2D Indium Oxide at the Epitaxial Graphene/SIC Interface: Synthesis, Structure, Properties, and Devices

Abstract Scaled and high‐quality insulators are crucial for fabricating 2D/3D hybrid vertical electronic devices such as metal‐oxide‐semiconductor (MOS) based Schottky diodes and hot electron transistors, the production of which is constrained by the scarcity of bulk layered wide bandgap semiconductors. In this research, the synthesis of a new 2D insulator, monolayer InO 2 , which differs in stoichiometry from its bulk form is presented, over a large area (>300 µm 2 ) by intercalating at the epitaxial graphene (EG)/SiC interface. By adjusting the lateral size of graphene through optical lithography prior to the intercalation, the thickness of InO 2 is tuned such that it is 85% monolayer.
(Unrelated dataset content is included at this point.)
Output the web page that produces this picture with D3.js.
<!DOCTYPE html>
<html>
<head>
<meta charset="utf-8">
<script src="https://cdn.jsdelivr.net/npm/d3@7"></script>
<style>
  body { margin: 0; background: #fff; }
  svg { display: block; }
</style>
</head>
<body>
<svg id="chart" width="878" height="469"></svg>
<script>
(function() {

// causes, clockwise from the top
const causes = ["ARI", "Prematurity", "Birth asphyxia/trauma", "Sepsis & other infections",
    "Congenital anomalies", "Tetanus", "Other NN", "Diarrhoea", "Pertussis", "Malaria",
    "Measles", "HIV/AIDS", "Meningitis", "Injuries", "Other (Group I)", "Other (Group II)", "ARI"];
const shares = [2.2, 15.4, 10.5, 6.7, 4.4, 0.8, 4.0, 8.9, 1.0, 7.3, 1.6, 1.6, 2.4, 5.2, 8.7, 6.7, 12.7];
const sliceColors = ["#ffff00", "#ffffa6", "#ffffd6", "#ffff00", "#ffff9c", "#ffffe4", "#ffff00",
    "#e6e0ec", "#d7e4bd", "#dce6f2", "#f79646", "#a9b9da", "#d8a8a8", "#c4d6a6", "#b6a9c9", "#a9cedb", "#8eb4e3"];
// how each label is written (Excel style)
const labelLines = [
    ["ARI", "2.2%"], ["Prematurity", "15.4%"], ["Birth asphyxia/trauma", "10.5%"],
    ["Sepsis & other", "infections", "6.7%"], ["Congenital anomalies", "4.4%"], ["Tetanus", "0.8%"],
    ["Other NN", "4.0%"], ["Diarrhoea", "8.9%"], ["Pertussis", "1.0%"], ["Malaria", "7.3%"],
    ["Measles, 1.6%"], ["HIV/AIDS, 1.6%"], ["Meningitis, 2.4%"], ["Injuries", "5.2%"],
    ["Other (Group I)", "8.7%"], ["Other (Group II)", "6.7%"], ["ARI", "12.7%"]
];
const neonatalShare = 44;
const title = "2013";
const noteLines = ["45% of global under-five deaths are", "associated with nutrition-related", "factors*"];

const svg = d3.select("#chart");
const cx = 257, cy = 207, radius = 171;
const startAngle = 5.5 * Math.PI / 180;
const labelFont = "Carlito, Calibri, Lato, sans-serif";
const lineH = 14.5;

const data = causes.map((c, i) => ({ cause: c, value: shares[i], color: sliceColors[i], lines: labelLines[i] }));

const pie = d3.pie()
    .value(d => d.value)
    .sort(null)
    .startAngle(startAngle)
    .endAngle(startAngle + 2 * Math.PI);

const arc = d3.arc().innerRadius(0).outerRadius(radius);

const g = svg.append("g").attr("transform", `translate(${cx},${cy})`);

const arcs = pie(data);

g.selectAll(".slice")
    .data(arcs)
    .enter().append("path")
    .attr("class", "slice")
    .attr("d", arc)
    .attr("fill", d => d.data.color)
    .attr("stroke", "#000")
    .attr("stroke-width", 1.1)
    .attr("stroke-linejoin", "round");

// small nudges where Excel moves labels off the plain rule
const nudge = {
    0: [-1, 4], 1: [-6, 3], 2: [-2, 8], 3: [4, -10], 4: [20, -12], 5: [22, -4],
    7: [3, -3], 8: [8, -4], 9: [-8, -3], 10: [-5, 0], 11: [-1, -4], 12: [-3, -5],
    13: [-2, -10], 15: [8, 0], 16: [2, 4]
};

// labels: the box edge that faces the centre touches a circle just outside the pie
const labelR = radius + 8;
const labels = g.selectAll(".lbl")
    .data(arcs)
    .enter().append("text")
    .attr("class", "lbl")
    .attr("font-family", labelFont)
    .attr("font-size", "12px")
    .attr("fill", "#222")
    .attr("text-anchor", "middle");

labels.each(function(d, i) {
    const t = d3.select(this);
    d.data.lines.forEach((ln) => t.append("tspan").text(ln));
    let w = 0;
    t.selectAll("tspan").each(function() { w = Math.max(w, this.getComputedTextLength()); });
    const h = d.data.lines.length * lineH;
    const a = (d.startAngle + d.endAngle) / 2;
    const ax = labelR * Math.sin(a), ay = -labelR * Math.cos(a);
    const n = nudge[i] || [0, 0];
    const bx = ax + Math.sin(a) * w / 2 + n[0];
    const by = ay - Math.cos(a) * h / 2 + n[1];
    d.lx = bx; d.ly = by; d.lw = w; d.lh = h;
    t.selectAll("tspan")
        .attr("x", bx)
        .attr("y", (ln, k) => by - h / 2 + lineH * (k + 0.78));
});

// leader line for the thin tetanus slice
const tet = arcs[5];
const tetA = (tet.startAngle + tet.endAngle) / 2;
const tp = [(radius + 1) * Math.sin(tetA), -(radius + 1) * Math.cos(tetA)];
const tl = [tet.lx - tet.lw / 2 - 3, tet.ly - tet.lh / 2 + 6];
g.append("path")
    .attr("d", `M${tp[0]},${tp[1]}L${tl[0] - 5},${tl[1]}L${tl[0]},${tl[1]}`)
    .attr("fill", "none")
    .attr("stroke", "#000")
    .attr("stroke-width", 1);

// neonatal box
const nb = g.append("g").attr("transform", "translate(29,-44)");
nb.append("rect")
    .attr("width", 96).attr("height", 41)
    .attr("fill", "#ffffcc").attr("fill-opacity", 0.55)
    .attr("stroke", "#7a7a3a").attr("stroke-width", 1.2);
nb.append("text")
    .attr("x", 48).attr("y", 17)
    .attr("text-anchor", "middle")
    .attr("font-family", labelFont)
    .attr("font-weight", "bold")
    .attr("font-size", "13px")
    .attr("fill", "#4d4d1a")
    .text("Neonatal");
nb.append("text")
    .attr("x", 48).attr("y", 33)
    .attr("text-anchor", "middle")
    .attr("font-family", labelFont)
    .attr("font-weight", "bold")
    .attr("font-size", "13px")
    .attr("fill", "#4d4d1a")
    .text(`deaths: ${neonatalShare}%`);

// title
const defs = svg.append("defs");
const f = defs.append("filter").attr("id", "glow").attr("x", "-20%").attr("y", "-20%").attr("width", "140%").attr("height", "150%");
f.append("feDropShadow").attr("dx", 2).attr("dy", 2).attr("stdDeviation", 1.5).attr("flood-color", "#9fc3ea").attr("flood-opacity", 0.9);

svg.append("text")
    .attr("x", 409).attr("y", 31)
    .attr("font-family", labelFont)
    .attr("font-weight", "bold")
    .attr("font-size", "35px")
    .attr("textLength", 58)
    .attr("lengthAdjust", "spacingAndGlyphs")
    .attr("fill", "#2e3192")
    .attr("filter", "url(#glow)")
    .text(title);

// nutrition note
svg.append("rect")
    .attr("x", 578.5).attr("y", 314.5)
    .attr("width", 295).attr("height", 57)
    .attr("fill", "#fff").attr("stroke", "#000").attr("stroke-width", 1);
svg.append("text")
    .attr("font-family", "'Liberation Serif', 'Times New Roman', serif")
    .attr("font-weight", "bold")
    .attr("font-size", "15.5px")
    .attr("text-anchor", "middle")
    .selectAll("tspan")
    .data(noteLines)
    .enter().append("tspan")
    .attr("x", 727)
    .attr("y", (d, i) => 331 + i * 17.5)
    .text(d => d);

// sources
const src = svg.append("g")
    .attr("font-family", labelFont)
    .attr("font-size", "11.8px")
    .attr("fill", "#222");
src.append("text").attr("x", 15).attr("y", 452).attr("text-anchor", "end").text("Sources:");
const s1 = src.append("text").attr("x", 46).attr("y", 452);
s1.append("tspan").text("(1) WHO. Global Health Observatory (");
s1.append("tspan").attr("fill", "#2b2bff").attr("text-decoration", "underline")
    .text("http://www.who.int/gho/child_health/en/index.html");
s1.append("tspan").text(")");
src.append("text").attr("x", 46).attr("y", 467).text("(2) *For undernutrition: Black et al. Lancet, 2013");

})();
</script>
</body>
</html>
The preference for monolayer formation of InO 2 is explained using molecular dynamics and density functional theory (DFT) calculations. Additionally, the bandgap of InO 2 is calculated to be 4.1 eV, differing from its bulk form (2.7 eV). Furthermore, MOS‐based Schottky diode measurements on InO 2 intercalated EG/n‐SiC demonstrate that the EG/n‐SiC junction transforms from ohmic to a Schottky junction upon intercalation, with a barrier height of 0.87 eV and a rectification ratio of ≈10 5 . These findings introduce a new addition to the 2D insulator family, demonstrating the utility of monolayer InO 2 as a barrier in vertical electronic devices.